#### [Aim]
Every line of the material is to be repeated exactly as it stands.

#### [Dataset content]
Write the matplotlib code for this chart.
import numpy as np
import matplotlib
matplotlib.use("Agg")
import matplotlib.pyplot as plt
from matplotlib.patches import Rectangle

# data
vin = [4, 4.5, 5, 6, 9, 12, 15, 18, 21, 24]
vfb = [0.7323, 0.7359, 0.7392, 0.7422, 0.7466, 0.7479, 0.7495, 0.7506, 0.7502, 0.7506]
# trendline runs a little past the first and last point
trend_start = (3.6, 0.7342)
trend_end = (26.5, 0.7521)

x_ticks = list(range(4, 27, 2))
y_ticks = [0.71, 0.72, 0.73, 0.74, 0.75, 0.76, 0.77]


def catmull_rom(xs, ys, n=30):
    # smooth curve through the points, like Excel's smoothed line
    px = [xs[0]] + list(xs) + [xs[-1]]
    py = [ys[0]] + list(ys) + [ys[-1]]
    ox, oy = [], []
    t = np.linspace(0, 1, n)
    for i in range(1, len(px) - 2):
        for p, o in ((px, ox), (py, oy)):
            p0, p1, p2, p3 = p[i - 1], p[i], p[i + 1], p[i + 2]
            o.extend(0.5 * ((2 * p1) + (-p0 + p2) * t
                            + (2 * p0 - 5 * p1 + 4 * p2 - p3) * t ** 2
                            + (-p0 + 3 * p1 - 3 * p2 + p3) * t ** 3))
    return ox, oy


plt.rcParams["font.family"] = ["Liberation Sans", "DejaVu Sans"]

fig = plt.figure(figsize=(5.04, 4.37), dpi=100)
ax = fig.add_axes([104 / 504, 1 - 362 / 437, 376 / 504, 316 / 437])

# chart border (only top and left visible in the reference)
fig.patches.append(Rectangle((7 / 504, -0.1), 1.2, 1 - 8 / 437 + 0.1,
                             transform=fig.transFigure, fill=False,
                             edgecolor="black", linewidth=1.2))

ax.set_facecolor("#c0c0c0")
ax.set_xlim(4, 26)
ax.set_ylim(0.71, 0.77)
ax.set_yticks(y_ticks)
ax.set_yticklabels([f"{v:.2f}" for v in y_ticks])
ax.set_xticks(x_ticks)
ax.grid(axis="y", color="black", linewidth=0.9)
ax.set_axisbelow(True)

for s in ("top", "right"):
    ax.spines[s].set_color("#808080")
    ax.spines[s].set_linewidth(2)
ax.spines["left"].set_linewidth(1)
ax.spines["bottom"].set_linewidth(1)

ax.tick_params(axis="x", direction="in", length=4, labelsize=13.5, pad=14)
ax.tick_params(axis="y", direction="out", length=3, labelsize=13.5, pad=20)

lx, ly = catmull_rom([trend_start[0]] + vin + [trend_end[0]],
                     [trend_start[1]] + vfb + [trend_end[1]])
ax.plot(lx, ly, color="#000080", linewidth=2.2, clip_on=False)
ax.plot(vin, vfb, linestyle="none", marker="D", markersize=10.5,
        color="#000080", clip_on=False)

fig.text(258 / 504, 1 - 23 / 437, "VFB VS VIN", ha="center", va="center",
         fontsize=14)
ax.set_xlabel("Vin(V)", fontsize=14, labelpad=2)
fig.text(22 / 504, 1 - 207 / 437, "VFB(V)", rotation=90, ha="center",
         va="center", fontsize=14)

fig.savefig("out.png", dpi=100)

#### [Solved problem]
Write the matplotlib code for this chart.
import numpy as np
import matplotlib
matplotlib.use("Agg")
import matplotlib.pyplot as plt
from matplotlib.patches import Rectangle

# data
vin = [4, 4.5, 5, 6, 9, 12, 15, 18, 21, 24]
vfb = [0.7323, 0.7359, 0.7392, 0.7422, 0.7466, 0.7479, 0.7495, 0.7506, 0.7502, 0.7506]
# trendline runs a little past the first and last point
trend_start = (3.6, 0.7342)
trend_end = (26.5, 0.7521)

x_ticks = list(range(4, 27, 2))
y_ticks = [0.71, 0.72, 0.73, 0.74, 0.75, 0.76, 0.77]


def catmull_rom(xs, ys, n=30):
    # smooth curve through the points, like Excel's smoothed line
    px = [xs[0]] + list(xs) + [xs[-1]]
    py = [ys[0]] + list(ys) + [ys[-1]]
    ox, oy = [], []
    t = np.linspace(0, 1, n)
    for i in range(1, len(px) - 2):
        for p, o in ((px, ox), (py, oy)):
            p0, p1, p2, p3 = p[i - 1], p[i], p[i + 1], p[i + 2]
            o.extend(0.5 * ((2 * p1) + (-p0 + p2) * t
                            + (2 * p0 - 5 * p1 + 4 * p2 - p3) * t ** 2
                            + (-p0 + 3 * p1 - 3 * p2 + p3) * t ** 3))
    return ox, oy


plt.rcParams["font.family"] = ["Liberation Sans", "DejaVu Sans"]

fig = plt.figure(figsize=(5.04, 4.37), dpi=100)
ax = fig.add_axes([104 / 504, 1 - 362 / 437, 376 / 504, 316 / 437])

# chart border (only top and left visible in the reference)
fig.patches.append(Rectangle((7 / 504, -0.1), 1.2, 1 - 8 / 437 + 0.1,
                             transform=fig.transFigure, fill=False,
                             edgecolor="black", linewidth=1.2))

ax.set_facecolor("#c0c0c0")
ax.set_xlim(4, 26)
ax.set_ylim(0.71, 0.77)
ax.set_yticks(y_ticks)
ax.set_yticklabels([f"{v:.2f}" for v in y_ticks])
ax.set_xticks(x_ticks)
ax.grid(axis="y", color="black", linewidth=0.9)
ax.set_axisbelow(True)

for s in ("top", "right"):
    ax.spines[s].set_color("#808080")
    ax.spines[s].set_linewidth(2)
ax.spines["left"].set_linewidth(1)
ax.spines["bottom"].set_linewidth(1)

ax.tick_params(axis="x", direction="in", length=4, labelsize=13.5, pad=14)
ax.tick_params(axis="y", direction="out", length=3, labelsize=13.5, pad=20)

lx, ly = catmull_rom([trend_start[0]] + vin + [trend_end[0]],
                     [trend_start[1]] + vfb + [trend_end[1]])
ax.plot(lx, ly, color="#000080", linewidth=2.2, clip_on=False)
ax.plot(vin, vfb, linestyle="none", marker="D", markersize=10.5,
        color="#000080", clip_on=False)

fig.text(258 / 504, 1 - 23 / 437, "VFB VS VIN", ha="center", va="center",
         fontsize=14)
ax.set_xlabel("Vin(V)", fontsize=14, labelpad=2)
fig.text(22 / 504, 1 - 207 / 437, "VFB(V)", rotation=90, ha="center",
         va="center", fontsize=14)

fig.savefig("out.png", dpi=100)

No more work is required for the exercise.